Parametric models, within cryptocurrency and derivatives, represent a class of financial models where the underlying stochastic processes are defined by a fixed number of parameters. These parameters, typically estimated from historical data, govern the evolution of asset prices or volatility surfaces, enabling the pricing and hedging of complex instruments. Their application extends to options on cryptocurrencies, where closed-form solutions, like those derived from the Heston model, provide efficient valuation compared to Monte Carlo simulations, particularly for exotic options.
Calibration
Accurate calibration of these models to market observables, such as implied volatility smiles and term structures, is crucial for risk management and trading strategies.
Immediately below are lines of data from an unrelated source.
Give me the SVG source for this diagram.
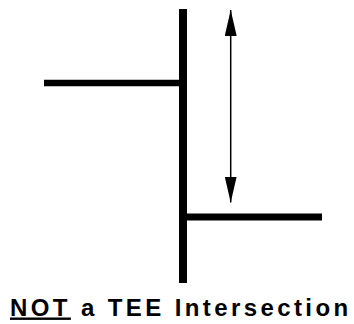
<svg xmlns="http://www.w3.org/2000/svg" width="354" height="324" viewBox="0 0 354 324">
<style>
.road{stroke:#000;fill:none;stroke-linecap:butt}
.dim{stroke:#000;stroke-width:1.5;fill:none}
.lbl{font-family:"Liberation Sans",Arial,sans-serif;font-weight:bold;font-size:24px;letter-spacing:3.4px;fill:#000}
</style>
<defs>
<marker id="ah" viewBox="0 0 26 12" refX="26" refY="6" markerWidth="26" markerHeight="12" markerUnits="userSpaceOnUse" orient="auto-start-reverse">
<path d="M0,0 L26,6 L0,12 Z" fill="#000"/>
</marker>
</defs>
<g id="vertical-road"><line class="road" x1="183" y1="9" x2="183" y2="283" stroke-width="8"/></g>
<g id="left-road"><line class="road" x1="44" y1="83" x2="183" y2="83" stroke-width="6.5"/></g>
<g id="right-road"><line class="road" x1="183" y1="217" x2="322" y2="217" stroke-width="7"/></g>
<g id="connectors"><line class="dim" x1="230.7" y1="10" x2="230.7" y2="202.5" marker-start="url(#ah)" marker-end="url(#ah)"/></g>
<g id="label"><text class="lbl" x="10" y="315.5"><tspan text-decoration="underline">NOT</tspan> a TEE Intersection</text></g>
</svg>
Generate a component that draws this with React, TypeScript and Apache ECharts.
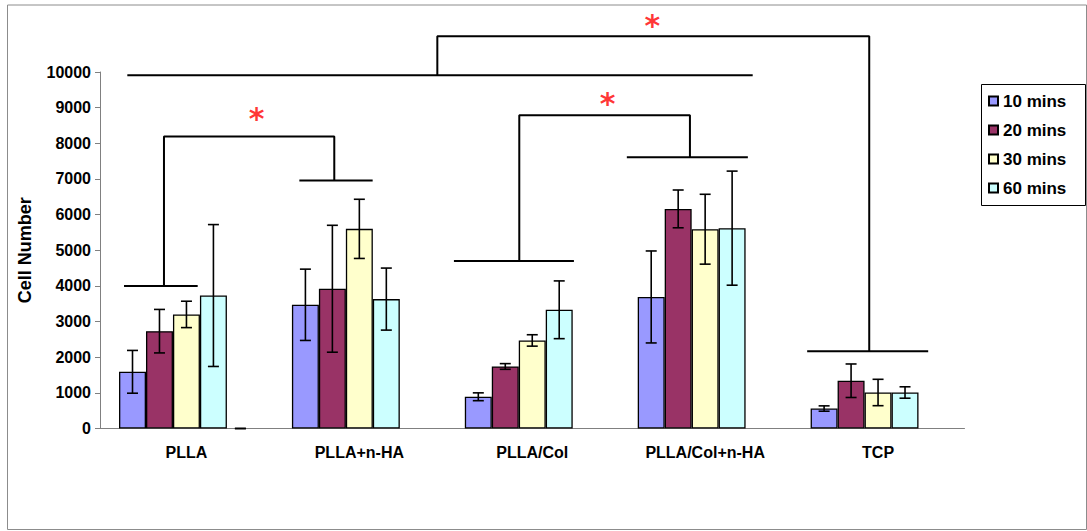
import React, { useEffect, useRef } from "react";
import * as echarts from "echarts";

const categories = ["PLLA", "PLLA+n-HA", "PLLA/Col", "PLLA/Col+n-HA", "TCP"];
const seriesNames = ["10 mins", "20 mins", "30 mins", "60 mins"];
const seriesColors = ["#9999FF", "#993366", "#FFFFCC", "#CCFFFF"];

const mins10 = [1590, 3470, 890, 3690, 560];
const mins10Err = [600, 1000, 110, 1290, 75];
const mins20 = [2730, 3920, 1740, 6160, 1340];
const mins20Err = [610, 1780, 80, 530, 470];
const mins30 = [3200, 5600, 2470, 5590, 1010];
const mins30Err = [370, 830, 160, 980, 370];
const mins60 = [3730, 3630, 3330, 5620, 1010];
const mins60Err = [1990, 870, 810, 1600, 160];
// empty fifth series of the original sheet (only a zero cap is visible in PLLA)
const blankValues = [0, null, null, null, null];
const blankErr = [0, null, null, null, null];

const yTicks = { min: 0, max: 10000, interval: 1000 };

// significance brackets, x in category units (0..5), y in cell number
const bracketPLLA = [
  [0.139, 4000], [0.565, 4000], [0.37, 4000], [0.37, 8190],
  [1.355, 8190], [1.355, 6960], [1.153, 6960], [1.577, 6960],
];
const bracketCol = [
  [2.047, 4700], [2.741, 4700], [2.425, 4700], [2.425, 8790],
  [3.412, 8790], [3.412, 7610], [3.047, 7610], [3.747, 7610],
];
const bracketAll = [
  [0.158, 9910], [3.775, 9910], [1.951, 9910], [1.951, 11000],
  [4.449, 11000], [4.449, 2165], [4.09, 2165], [4.79, 2165],
];
const asterisks = [
  [0.906, 8794],
  [2.936, 9234],
  [3.194, 11411],
];

const FONT = "Liberation Sans";
const CAT_GAP = 0.22;
const N_BARS = 5;

export default function App() {
  const ref = useRef<HTMLDivElement>(null);
  useEffect(() => {
    if (!ref.current) return;
    const chart = echarts.init(ref.current, undefined, { renderer: "svg" });

    const allValues = [mins10, mins20, mins30, mins60, blankValues];
    const allErr = [mins10Err, mins20Err, mins30Err, mins60Err, blankErr];

    const barSeries = allValues.map((vals, i) => ({
      type: "bar",
      name: i < 4 ? seriesNames[i] : "",
      data: vals,
      barGap: "0%",
      barCategoryGap: CAT_GAP * 100 + "%",
      itemStyle: {
        color: i < 4 ? seriesColors[i] : "transparent",
        borderColor: "#000",
        borderWidth: i < 4 ? 1.3 : 0,
      },
      z: 2,
    }));

    const errSeries = allValues.map((vals, i) => ({
      type: "custom",
      name: "err" + i,
      xAxisIndex: 0,
      yAxisIndex: 0,
      z: 5,
      silent: true,
      encode: { x: 0, y: 1 },
      data: vals
        .map((v, j) => (v == null ? null : [j, v, allErr[i][j]]))
        .filter((d) => d !== null),
      renderItem: (params: any, api: any) => {
        const cat = api.value(0);
        const v = api.value(1);
        const e = api.value(2);
        const band = api.size([1, 0])[0];
        const barW = (band * (1 - CAT_GAP)) / N_BARS;
        const cx = api.coord([cat, v])[0] + (i - 2) * barW;
        const yTop = api.coord([cat, v + e])[1];
        const yBot = api.coord([cat, v - e])[1];
        const cap = 5.5;
        const style = { stroke: "#000", lineWidth: 1.6 };
        return {
          type: "group",
          children: [
            { type: "line", shape: { x1: cx, y1: yTop, x2: cx, y2: yBot }, style },
            { type: "line", shape: { x1: cx - cap, y1: yTop, x2: cx + cap, y2: yTop }, style },
            { type: "line", shape: { x1: cx - cap, y1: yBot, x2: cx + cap, y2: yBot }, style },
          ],
        };
      },
    }));

    const bracketSeries = [bracketPLLA, bracketCol, bracketAll].map((b, k) => ({
      type: "line",
      name: "bracket" + k,
      xAxisIndex: 1,
      yAxisIndex: 0,
      data: b,
      symbol: "none",
      clip: false,
      silent: true,
      lineStyle: { color: "#000", width: 2 },
      z: 6,
    }));

    const starSeries = {
      type: "scatter",
      name: "stars",
      xAxisIndex: 1,
      yAxisIndex: 0,
      data: asterisks,
      symbolSize: 1,
      clip: false,
      silent: true,
      itemStyle: { color: "transparent" },
      label: {
        show: true,
        position: "inside",
        formatter: "*",
        color: "#FF0000",
        fontFamily: "DejaVu Sans",
        fontWeight: "bold",
        fontSize: 30,
        offset: [0, 4],
      },
      z: 7,
    };

    chart.setOption({
      animation: false,
      grid: { left: 100, right: 122.5, top: 72, bottom: 102.5, containLabel: false },
      legend: {
        data: seriesNames,
        orient: "vertical",
        left: 988,
        top: 92,
        padding: 0,
        itemWidth: 9,
        itemHeight: 9,
        itemGap: 11,
        icon: "rect",
        textStyle: {
          fontFamily: FONT,
          fontWeight: "bold",
          fontSize: 17,
          lineHeight: 18,
          color: "#000",
        },
      },
      xAxis: [
        {
          type: "category",
          data: categories,
          axisLine: { lineStyle: { color: "#808080", width: 1 } },
          axisTick: { lineStyle: { color: "#808080" }, length: 5 },
          axisLabel: {
            fontFamily: FONT,
            fontWeight: "bold",
            fontSize: 16,
            color: "#000",
            margin: 16,
          },
          splitLine: { show: false },
        },
        { type: "value", min: 0, max: 5, show: false },
      ],
      yAxis: {
        type: "value",
        min: yTicks.min,
        max: yTicks.max,
        interval: yTicks.interval,
        name: "Cell Number",
        nameLocation: "middle",
        nameGap: 66,
        nameTextStyle: {
          fontFamily: FONT,
          fontWeight: "bold",
          fontSize: 18,
          color: "#000",
        },
        axisLine: { show: true, lineStyle: { color: "#808080", width: 1 } },
        axisTick: { show: true, length: 5, lineStyle: { color: "#808080" } },
        axisLabel: {
          fontFamily: FONT,
          fontWeight: "bold",
          fontSize: 16,
          color: "#000",
          margin: 9,
          formatter: (v: number) => String(v),
        },
        splitLine: { show: false },
      },
      graphic: [
        {
          type: "rect",
          silent: true,
          shape: { x: 7.5, y: 5, width: 1079, height: 524.5 },
          style: { fill: "none", stroke: "#8c8c8c", lineWidth: 1 },
          z: -1,
        },
        {
          type: "rect",
          silent: true,
          shape: { x: 981.5, y: 84.5, width: 104, height: 121 },
          style: { fill: "none", stroke: "#000", lineWidth: 1 },
        },
      ],
      series: [...barSeries, ...errSeries, ...bracketSeries, starSeries],
    });
    return () => chart.dispose();
  }, []);

  return (
    <div
      ref={ref}
      style={{ position: "fixed", left: 0, top: 0, width: 1087, height: 531, background: "#fff" }}
    />
  );
}
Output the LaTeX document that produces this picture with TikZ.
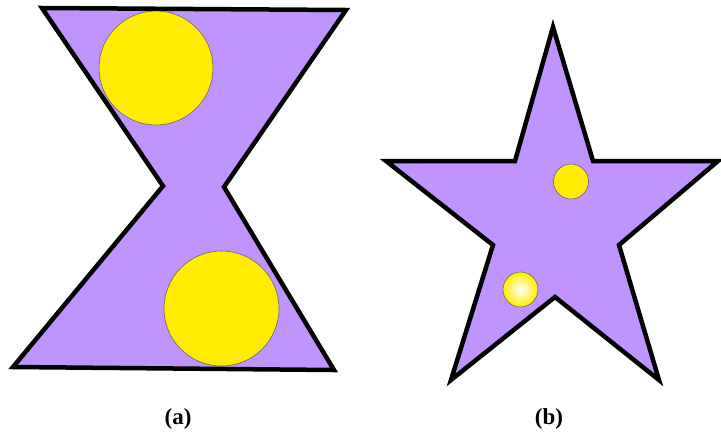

This process often involves optimization techniques to minimize the difference between model prices and observed market prices, demanding robust numerical methods and careful consideration of parameter constraints. The quality of calibration directly impacts the reliability of hedging ratios and the accuracy of profit and loss attribution.
Application
In the context of financial derivatives, parametric models facilitate the construction of dynamic hedging strategies, allowing traders to manage exposure to price fluctuations and volatility changes. Specifically, they are used in volatility trading, where discrepancies between model-implied and realized volatility present arbitrage opportunities, and in structured products, where customized payoffs are priced and hedged based on the model’s predictions.